Anyway, here's output if the define is commented-out:
$ time ./llil3vec_11149482_no6 big1.txt big2.txt big3.txt >vec6.tmp
llil3vec start
get_properties CPU time : 3.19387 secs
emplace set sort CPU time : 0.996694 secs
write stdout CPU time : 1.32918 secs
total CPU time : 5.5198 secs
total wall clock time : 6 secs
real 0m6.088s
user 0m5.294s
sys 0m0.701s
$ time ./llil3vec_11149482_no6_omp big1.txt big2.txt big3.txt >vec6.tm
+p
llil3vec start
get_properties CPU time : 3.99891 secs
emplace set sort CPU time : 1.13424 secs
write stdout CPU time : 1.41112 secs
total CPU time : 6.54723 secs
total wall clock time : 4 secs
real 0m4.952s
user 0m6.207s
sys 0m0.842s
Should my time be compared to them? :) (Blimey, my solution doesn't have to compete when participants are capped selectively (/grumpy_on around here)). Or I can use powerful magic secret turbo mode:
turbo_mode_ON =: {{
assert. 0 <: c =. 8 - {: $y
h =. (3 (3!:4) 16be2), ,|."1 [3 (3!:4)"0 (4:,#,1:,#) y
3!:2 h, ,y ,"1 _ c # ' '
}}
turbo_mode_OFF =: {{
(5& }. @: (_8& (]\)) @: (2& (3!:1))) &.> y
}}
Inject these definitions, and these couple lines immediately after t1 =: and before t2 =: respectively:
words =: turbo_mode_ON words
words =: turbo_mode_OFF words
Aha:
$ time ../j903/bin/jconsole llil5.ijs big1.txt big2.txt big3.txt out_j
+.txt
Read and parse input: 1.40766
Classify, sum, sort: 1.24098
Format and write output: 0.455868
Total time: 3.1045
real 0m3.109s
user 0m1.815s
sys 0m1.210s
(and no cutting to pieces of pre-defined equal length was used ...yet) :)
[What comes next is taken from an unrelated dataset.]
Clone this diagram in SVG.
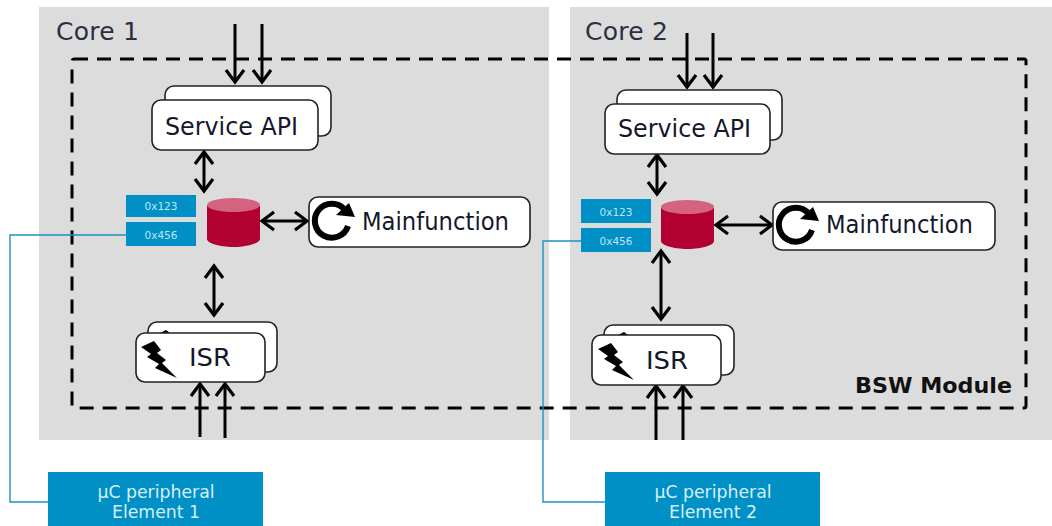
<svg xmlns="http://www.w3.org/2000/svg" width="1052" height="526" viewBox="0 0 1052 526">
<style>
.core{fill:#dcdcdc}
.box{fill:#fff;stroke:#222;stroke-width:1.6}
.t{font-family:"DejaVu Sans",Verdana,sans-serif;fill:#14182c}
.lbl{font-size:24px}
.core-t{font-size:25px;fill:#2a3040}
.blue{fill:#0090c5}
.hex{font-family:"DejaVu Sans",sans-serif;font-size:10.500px;fill:#bfe6f5;text-anchor:middle}
.per{font-family:"DejaVu Sans",sans-serif;font-size:17.300px;fill:#d4eff9;text-anchor:middle}
.ar{fill:none;stroke:#000;stroke-width:3;marker-end:url(#h)}
.bi{fill:none;stroke:#000;stroke-width:3;marker-end:url(#h);marker-start:url(#h)}
.wire{fill:none;stroke:#1d93c0;stroke-width:1.4}
</style>
<defs>
<marker id="h" viewBox="0 0 20 22" refX="17" refY="11" markerUnits="userSpaceOnUse" markerWidth="20" markerHeight="22" orient="auto-start-reverse"><path d="M5 2L17 11L5 20" fill="none" stroke="#000" stroke-width="3.200"/></marker>
<g id="cyl"><path d="M0 8V41C0 45 12 49 26.500 49S53 45 53 41V8Z" fill="#b30033"/><ellipse cx="26.500" cy="7" rx="26.500" ry="7" fill="#d4637f"/></g>
<path id="bolt" d="M0 6L13 0L20 9L16 12L25 19L21 22L36 37L14 27L18 23L6 16L10 13Z" fill="#000"/>
<g id="refresh"><path d="M33 9A17 17 0 1 0 36 25" fill="none" stroke="#000" stroke-width="6"/><path d="M24 14L43 16L37 2Z" fill="#000"/></g>
</defs>
<rect width="1052" height="526" fill="#fff"/>
<rect class="core" x="39" y="7" width="510" height="433"/>
<rect class="core" x="570" y="7" width="482" height="433"/>
<text class="t core-t" x="56" y="40" textLength="83">Core 1</text>
<text class="t core-t" x="585" y="40" textLength="83">Core 2</text>
<rect id="bsw-frame" x="72" y="59" width="954" height="349" rx="2" fill="none" stroke="#000" stroke-width="3" stroke-dasharray="14 9"/>
<text id="bsw-label" x="855" y="393" font-family="'DejaVu Sans',Verdana,sans-serif" font-weight="bold" font-size="21px" fill="#111" textLength="157" lengthAdjust="spacingAndGlyphs">BSW Module</text>

<g id="connectors">
<path class="wire" d="M126 235H10V502H48"/>
<path class="wire" d="M581 241H543V502H605"/>
<path class="ar" d="M235 24V82"/><path class="ar" d="M262 24V82"/>
<path class="bi" d="M204 152V191"/><path class="bi" d="M262 221H307"/><path class="bi" d="M214 266V315"/>
<path class="ar" d="M200 437V384"/><path class="ar" d="M225 438V384"/>
<path class="ar" d="M687 33V87"/><path class="ar" d="M713 33V87"/>
<path class="bi" d="M657 155V194"/><path class="bi" d="M716 225H772"/><path class="bi" d="M661 251V319"/>
<path class="ar" d="M656 440V386"/><path class="ar" d="M683 440V386"/>
</g>

<g id="service-api-1"><rect class="box" x="165" y="86" width="166" height="50" rx="9"/><rect class="box" x="152" y="100" width="166" height="50" rx="9"/><text class="t lbl" x="165" y="135" textLength="133" lengthAdjust="spacingAndGlyphs">Service API</text></g>
<g id="queue-1"><rect class="blue" x="126" y="195" width="70" height="22"/><text class="hex" x="161" y="210">0x123</text><rect class="blue" x="126" y="222" width="70" height="24"/><text class="hex" x="161" y="239">0x456</text></g>
<g id="buffer-1"><use href="#cyl" x="207" y="198"/></g>
<g id="mainfunction-1"><rect class="box" x="309" y="197" width="221" height="50" rx="9"/><use href="#refresh" x="312" y="201"/><text class="t lbl" x="362" y="230" textLength="147" lengthAdjust="spacingAndGlyphs">Mainfunction</text></g>
<g id="isr-1"><rect class="box" x="148" y="322" width="129" height="50" rx="9"/><path d="M160 333l6-3 4 3z" fill="#000"/><rect class="box" x="136" y="333" width="129" height="49" rx="9"/><use href="#bolt" x="141" y="341"/><text class="t lbl" x="189" y="366" textLength="42" lengthAdjust="spacingAndGlyphs">ISR</text></g>
<g id="peripheral-1"><rect class="blue" x="48" y="472" width="215" height="54"/><text class="per" x="156" y="498">µC peripheral</text><text class="per" x="156" y="518">Element 1</text></g>

<g id="service-api-2"><rect class="box" x="617" y="90" width="165" height="50" rx="9"/><rect class="box" x="605" y="104" width="165" height="50" rx="9"/><text class="t lbl" x="618" y="137" textLength="133" lengthAdjust="spacingAndGlyphs">Service API</text></g>
<g id="queue-2"><rect class="blue" x="581" y="199" width="70" height="24"/><text class="hex" x="616" y="216">0x123</text><rect class="blue" x="581" y="228" width="70" height="24"/><text class="hex" x="616" y="245">0x456</text></g>
<g id="buffer-2"><use href="#cyl" x="661" y="200"/></g>
<g id="mainfunction-2"><rect class="box" x="773" y="202" width="222" height="48" rx="9"/><use href="#refresh" x="776" y="205"/><text class="t lbl" x="826" y="233" textLength="147" lengthAdjust="spacingAndGlyphs">Mainfunction</text></g>
<g id="isr-2"><rect class="box" x="604" y="325" width="130" height="50" rx="9"/><path d="M618 335l6-3 4 3z" fill="#000"/><rect class="box" x="592" y="335" width="129" height="50" rx="9"/><use href="#bolt" x="598" y="343"/><text class="t lbl" x="646" y="369" textLength="42" lengthAdjust="spacingAndGlyphs">ISR</text></g>
<g id="peripheral-2"><rect class="blue" x="605" y="472" width="215" height="54"/><text class="per" x="713" y="498">µC peripheral</text><text class="per" x="713" y="518">Element 2</text></g>
</svg>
----------------------------------------------
I can revert to parallel reading/parsing anytime, with effect as shown in parent node. As implemented, it was kind of passive; but files can be unequal sizes, or just one huge single file. I think serious solution would probe inside to find newlines at approx. addresses, then pass chunks coords to workers to parse in parallel.
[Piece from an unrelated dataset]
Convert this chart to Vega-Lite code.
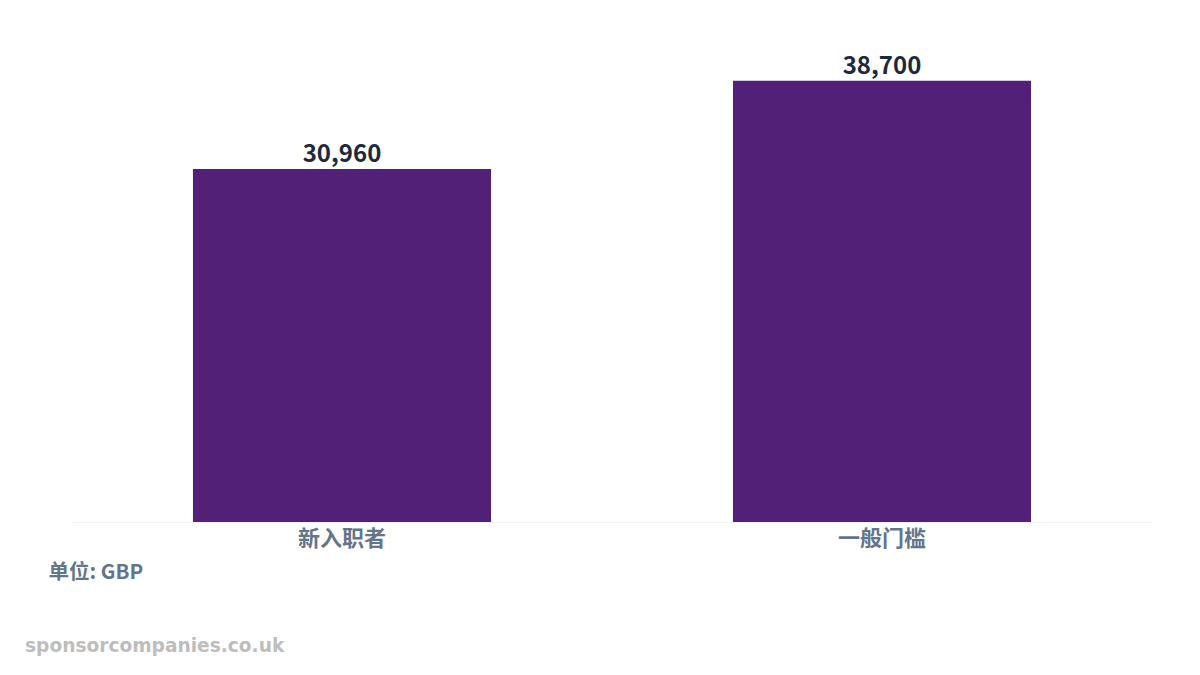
{
  "$schema": "https://vega.github.io/schema/vega-lite/v6.json",
  "autosize": "none",
  "width": 1080,
  "height": 456,
  "padding": {"left": 72, "top": 66, "right": 48, "bottom": 153},
  "background": "white",
  "config": {
    "font": "Noto Sans CJK SC",
    "view": {"stroke": null}
  },
  "title": {
    "text": "sponsorcompanies.co.uk",
    "orient": "bottom",
    "anchor": "start",
    "frame": "group",
    "dx": -47,
    "offset": 54,
    "font": "DejaVu Sans",
    "fontSize": 18.6,
    "fontWeight": "bold",
    "color": "#bdbdbd"
  },
  "data": {
    "values": [
      {"category": "新入职者", "salary": 30960},
      {"category": "一般门槛", "salary": 38700}
    ]
  },
  "encoding": {
    "x": {
      "field": "category",
      "type": "nominal",
      "sort": null,
      "scale": {"paddingInner": 0.448, "paddingOuter": 0.224},
      "axis": {
        "title": "单位: GBP",
        "titleAnchor": "start",
        "titleAlign": "left",
        "titleX": -24,
        "titleY": 40,
        "titleFontSize": 20.5,
        "titleFontWeight": "bold",
        "titleColor": "#64748b",
        "labelAngle": 0,
        "labelFontSize": 22,
        "labelFontWeight": "bold",
        "labelColor": "#64748b",
        "labelPadding": 6,
        "ticks": false,
        "domainColor": "#f1f1f1",
        "domainWidth": 1
      }
    },
    "y": {
      "field": "salary",
      "type": "quantitative",
      "scale": {"domain": [0, 40000], "nice": false},
      "axis": null
    }
  },
  "layer": [
    {
      "mark": {"type": "bar", "color": "#522076"}
    },
    {
      "mark": {
        "type": "text",
        "baseline": "bottom",
        "dy": -2,
        "fontSize": 24,
        "fontWeight": "bold",
        "color": "#1e293b"
      },
      "encoding": {
        "text": {"field": "salary", "type": "quantitative", "format": ","}
      }
    }
  ]
}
Puny 2-workers attempt to sort, in parent, was just kind of #pragma omp parallel sections... thing with 2 sections; no use to send bus-loads of workers and expect quiet fans. There's some hope for "parallelizable primitives" in release (not beta) 9.04 or later. Maybe it's long time to wait. Or, if I could write code to merge 2 sorted arrays faster than built-in primitive sorts any of the halves -- then, bingo, I have multi-threaded fast merge-sort. But no success yet, the built-in sorts one large array faster, in single-thread.